Graduation Year


Document Type




Degree Name

Doctor of Philosophy (Ph.D.)

Degree Granting Department

Curriculum and Instruction

Major Professor

Elizabeth Shaunessy-Dedrick, Ph.D.

Co-Major Professor

Lisa M. Lopez, Ph.D.

Committee Member

Ann Cranston-Gingras, Ph.D.

Committee Member

Linda Evans, Ph.D.

Committee Member

Robert Dedrick, Ph.D.


gifted identification, English Language Learners, second language acquisition


The disproportionality of culturally and linguistically diverse learners in exceptional education is an ongoing issue (Bernal, 2002; Ford, 2012). One of these special populations is that of English learners (ELs), who are overrepresented in special education programs and underrepresented in gifted and talented programs (Ford, 2012).The extant literature suggests that a rapid rate of growth in English language proficiency (ELP) may be one of the characteristics used to indicate giftedness in English learners (Brulles, Castellano, & Laing, 2011; Harris, Plucker, Rapp, & Martinez, 2009). However, no studies have analyzed English Language proficiency (ELP) growth trajectories of gifted ELs. This study explored the growth in English language proficiency of 4,558 ELs, of which 118 were identified as gifted.

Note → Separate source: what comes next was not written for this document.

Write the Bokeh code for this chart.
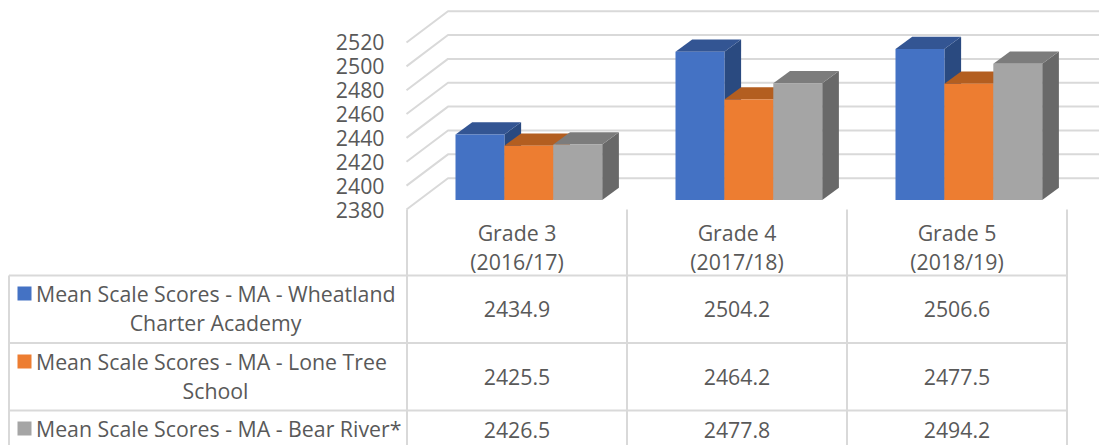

Scores from the Comprehensive English Language Learning Assessment (CELLA), were used to determine their typical English language proficiency growth trajectories of ELs. This was done using latent growth curve modeling. The growth trajectories were then analyzed to determine if differences existed in the trajectories of ELs identified as gifted. The findings were that differences did exist in the English language proficiency growth of ELs identified as gifted, particularly in the areas of listening/speaking and writing, where gifted ELs seem to grow at a more rapid rate than their non-identified peers.